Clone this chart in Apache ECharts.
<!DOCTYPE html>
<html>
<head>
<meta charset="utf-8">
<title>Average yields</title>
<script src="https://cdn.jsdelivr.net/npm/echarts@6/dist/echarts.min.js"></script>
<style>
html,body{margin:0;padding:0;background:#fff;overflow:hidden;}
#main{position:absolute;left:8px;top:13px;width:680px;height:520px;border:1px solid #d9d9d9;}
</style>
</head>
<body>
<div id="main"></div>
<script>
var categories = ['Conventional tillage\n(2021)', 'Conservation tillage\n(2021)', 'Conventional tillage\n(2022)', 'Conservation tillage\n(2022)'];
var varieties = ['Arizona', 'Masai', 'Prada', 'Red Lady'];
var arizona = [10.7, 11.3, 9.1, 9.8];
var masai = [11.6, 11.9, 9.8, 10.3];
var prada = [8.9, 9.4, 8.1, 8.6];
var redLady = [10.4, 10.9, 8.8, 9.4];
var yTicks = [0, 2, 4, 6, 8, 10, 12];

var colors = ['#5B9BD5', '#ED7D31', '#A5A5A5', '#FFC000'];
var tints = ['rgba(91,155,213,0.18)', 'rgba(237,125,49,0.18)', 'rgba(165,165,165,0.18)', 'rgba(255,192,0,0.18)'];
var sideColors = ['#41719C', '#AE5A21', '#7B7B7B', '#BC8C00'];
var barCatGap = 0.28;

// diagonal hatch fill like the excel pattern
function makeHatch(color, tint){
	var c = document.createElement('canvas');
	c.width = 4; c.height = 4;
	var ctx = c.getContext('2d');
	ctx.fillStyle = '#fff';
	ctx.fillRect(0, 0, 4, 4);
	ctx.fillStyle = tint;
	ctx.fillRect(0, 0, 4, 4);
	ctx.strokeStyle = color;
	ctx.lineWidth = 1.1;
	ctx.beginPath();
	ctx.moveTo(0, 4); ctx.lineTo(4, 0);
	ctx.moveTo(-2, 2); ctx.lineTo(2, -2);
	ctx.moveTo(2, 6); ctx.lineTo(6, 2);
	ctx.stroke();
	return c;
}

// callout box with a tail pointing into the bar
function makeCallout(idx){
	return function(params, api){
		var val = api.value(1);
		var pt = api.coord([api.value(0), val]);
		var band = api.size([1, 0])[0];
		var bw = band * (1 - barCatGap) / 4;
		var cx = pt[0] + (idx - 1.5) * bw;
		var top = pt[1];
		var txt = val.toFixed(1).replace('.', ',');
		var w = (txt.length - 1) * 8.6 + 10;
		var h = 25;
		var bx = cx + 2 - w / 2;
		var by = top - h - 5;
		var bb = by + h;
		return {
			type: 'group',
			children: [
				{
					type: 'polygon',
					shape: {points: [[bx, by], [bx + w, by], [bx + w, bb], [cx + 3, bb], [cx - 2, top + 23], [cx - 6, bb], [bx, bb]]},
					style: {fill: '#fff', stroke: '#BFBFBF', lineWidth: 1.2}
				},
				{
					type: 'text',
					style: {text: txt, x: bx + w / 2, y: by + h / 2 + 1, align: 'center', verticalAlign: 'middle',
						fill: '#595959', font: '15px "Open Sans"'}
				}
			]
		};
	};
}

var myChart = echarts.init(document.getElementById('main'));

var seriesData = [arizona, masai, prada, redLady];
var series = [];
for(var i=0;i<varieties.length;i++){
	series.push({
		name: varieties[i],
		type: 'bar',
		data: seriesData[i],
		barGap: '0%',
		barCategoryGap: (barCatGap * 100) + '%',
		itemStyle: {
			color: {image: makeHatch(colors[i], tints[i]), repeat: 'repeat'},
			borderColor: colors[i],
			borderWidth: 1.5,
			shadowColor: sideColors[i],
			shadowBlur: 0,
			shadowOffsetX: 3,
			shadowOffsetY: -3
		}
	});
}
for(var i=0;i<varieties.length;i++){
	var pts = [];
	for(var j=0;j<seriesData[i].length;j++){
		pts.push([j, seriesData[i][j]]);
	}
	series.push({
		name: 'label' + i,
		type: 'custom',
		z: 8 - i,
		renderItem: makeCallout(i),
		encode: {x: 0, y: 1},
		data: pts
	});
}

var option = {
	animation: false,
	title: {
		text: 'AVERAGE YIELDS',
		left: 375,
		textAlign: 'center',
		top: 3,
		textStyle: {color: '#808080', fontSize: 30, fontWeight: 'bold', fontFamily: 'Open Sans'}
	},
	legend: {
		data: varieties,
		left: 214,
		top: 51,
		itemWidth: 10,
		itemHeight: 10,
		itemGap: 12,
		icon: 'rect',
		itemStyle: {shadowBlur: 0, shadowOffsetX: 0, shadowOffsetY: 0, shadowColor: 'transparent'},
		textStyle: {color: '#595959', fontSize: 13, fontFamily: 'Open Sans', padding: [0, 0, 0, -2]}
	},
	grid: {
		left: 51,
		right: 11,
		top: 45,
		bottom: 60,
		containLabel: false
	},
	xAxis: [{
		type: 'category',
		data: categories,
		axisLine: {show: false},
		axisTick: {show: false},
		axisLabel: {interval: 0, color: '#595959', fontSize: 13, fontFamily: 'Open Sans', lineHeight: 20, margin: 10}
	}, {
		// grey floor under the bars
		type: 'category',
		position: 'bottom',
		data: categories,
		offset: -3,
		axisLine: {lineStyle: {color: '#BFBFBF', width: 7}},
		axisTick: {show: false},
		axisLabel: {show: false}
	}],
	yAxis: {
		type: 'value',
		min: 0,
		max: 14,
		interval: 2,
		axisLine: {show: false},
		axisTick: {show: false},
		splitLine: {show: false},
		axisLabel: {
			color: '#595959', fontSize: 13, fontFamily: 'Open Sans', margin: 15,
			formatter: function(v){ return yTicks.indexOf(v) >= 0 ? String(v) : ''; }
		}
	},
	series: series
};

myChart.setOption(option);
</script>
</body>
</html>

* * *

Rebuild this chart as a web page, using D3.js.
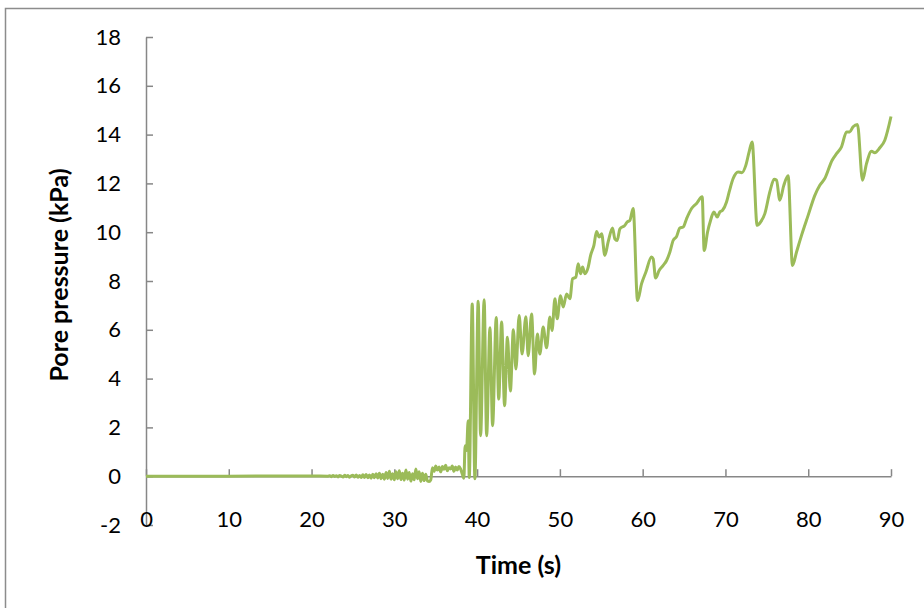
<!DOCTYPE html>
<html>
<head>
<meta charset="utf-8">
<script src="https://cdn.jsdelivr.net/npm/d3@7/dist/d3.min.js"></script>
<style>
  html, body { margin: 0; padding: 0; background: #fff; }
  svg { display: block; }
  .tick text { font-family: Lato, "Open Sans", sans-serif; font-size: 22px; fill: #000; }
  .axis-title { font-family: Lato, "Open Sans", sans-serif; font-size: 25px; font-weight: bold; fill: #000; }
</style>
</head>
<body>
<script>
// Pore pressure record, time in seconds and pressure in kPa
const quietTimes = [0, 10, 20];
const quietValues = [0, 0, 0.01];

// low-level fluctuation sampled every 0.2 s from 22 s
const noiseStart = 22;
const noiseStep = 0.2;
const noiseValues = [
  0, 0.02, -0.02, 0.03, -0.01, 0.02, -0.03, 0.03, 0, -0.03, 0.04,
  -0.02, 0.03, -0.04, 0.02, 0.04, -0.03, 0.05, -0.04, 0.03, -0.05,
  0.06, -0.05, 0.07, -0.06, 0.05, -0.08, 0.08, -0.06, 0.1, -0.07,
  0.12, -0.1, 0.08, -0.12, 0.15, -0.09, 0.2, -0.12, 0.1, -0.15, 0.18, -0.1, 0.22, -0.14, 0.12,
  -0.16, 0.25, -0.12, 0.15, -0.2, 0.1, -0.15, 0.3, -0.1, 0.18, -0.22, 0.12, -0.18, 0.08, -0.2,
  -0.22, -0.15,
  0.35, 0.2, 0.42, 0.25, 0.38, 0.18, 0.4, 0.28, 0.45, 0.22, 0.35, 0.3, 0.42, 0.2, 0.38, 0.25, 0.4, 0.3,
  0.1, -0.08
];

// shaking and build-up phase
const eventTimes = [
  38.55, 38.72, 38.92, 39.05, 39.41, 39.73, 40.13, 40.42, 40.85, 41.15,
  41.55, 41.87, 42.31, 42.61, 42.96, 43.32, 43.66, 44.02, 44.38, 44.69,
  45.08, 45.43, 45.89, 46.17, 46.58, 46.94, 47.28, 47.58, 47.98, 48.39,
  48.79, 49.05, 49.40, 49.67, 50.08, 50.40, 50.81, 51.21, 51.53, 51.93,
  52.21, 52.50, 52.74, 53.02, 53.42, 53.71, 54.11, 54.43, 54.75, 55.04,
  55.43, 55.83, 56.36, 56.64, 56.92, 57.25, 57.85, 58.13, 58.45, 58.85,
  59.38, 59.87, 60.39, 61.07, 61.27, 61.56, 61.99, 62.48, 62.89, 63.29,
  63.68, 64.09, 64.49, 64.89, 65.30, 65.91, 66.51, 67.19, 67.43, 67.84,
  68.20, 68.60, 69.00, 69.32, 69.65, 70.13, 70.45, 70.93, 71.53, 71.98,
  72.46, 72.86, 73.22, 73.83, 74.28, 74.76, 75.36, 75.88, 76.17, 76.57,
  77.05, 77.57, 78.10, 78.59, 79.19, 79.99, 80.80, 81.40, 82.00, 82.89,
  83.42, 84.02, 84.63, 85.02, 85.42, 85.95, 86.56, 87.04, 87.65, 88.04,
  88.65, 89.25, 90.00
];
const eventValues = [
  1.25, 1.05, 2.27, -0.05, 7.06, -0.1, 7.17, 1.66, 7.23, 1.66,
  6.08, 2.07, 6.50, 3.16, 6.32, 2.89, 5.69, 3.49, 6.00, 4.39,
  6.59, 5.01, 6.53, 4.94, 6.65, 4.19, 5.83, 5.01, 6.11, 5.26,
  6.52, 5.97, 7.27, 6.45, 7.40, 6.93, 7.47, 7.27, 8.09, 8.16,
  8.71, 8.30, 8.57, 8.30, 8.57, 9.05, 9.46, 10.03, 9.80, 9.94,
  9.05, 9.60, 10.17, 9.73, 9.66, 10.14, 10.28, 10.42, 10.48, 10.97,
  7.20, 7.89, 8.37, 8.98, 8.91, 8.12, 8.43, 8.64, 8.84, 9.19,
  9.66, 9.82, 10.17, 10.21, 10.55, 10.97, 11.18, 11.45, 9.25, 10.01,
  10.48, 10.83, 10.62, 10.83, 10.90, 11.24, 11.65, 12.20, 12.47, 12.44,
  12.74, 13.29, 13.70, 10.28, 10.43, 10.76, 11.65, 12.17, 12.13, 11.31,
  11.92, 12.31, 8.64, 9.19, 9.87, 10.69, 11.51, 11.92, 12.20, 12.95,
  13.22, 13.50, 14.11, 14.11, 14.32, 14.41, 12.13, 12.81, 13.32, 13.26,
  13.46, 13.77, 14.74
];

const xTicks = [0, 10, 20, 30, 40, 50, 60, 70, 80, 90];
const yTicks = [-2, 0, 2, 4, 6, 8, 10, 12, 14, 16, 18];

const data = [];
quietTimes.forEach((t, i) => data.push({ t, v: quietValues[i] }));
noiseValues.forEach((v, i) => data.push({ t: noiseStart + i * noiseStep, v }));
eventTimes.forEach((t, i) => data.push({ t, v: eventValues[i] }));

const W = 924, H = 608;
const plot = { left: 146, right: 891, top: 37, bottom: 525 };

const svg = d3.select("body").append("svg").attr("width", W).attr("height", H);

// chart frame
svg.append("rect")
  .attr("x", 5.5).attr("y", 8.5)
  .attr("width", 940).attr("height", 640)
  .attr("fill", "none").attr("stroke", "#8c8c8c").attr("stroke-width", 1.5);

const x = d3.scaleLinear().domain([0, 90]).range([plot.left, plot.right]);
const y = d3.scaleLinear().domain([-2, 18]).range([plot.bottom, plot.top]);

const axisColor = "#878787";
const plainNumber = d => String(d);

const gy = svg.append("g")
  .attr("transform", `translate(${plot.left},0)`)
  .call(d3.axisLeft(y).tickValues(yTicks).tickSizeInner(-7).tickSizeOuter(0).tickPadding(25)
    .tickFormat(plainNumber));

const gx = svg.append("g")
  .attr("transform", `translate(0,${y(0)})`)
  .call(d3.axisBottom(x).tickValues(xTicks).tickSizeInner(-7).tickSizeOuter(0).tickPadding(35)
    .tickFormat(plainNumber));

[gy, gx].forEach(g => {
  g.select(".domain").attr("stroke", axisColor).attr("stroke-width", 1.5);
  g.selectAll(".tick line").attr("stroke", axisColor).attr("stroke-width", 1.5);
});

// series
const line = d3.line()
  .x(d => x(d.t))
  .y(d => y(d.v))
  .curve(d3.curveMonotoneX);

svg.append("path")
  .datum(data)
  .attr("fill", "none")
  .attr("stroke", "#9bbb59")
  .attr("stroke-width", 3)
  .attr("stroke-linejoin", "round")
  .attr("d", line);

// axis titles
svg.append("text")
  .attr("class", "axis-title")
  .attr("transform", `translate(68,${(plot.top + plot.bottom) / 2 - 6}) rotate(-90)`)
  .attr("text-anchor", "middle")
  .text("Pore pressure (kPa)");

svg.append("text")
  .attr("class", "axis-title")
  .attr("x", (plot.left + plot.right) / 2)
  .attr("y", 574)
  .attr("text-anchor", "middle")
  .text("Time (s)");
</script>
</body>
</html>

* [What is asked]:
Above are some records. Reproduce the lines from the one with "Rebuild this chart" down to the one with "const quietValues = [0, 0, 0.01];", keeping both, and leave every picture out.

* [The reply]:
Rebuild this chart as a web page, using D3.js.
<!DOCTYPE html>
<html>
<head>
<meta charset="utf-8">
<script src="https://cdn.jsdelivr.net/npm/d3@7/dist/d3.min.js"></script>
<style>
  html, body { margin: 0; padding: 0; background: #fff; }
  svg { display: block; }
  .tick text { font-family: Lato, "Open Sans", sans-serif; font-size: 22px; fill: #000; }
  .axis-title { font-family: Lato, "Open Sans", sans-serif; font-size: 25px; font-weight: bold; fill: #000; }
</style>
</head>
<body>
<script>
// Pore pressure record, time in seconds and pressure in kPa
const quietTimes = [0, 10, 20];
const quietValues = [0, 0, 0.01];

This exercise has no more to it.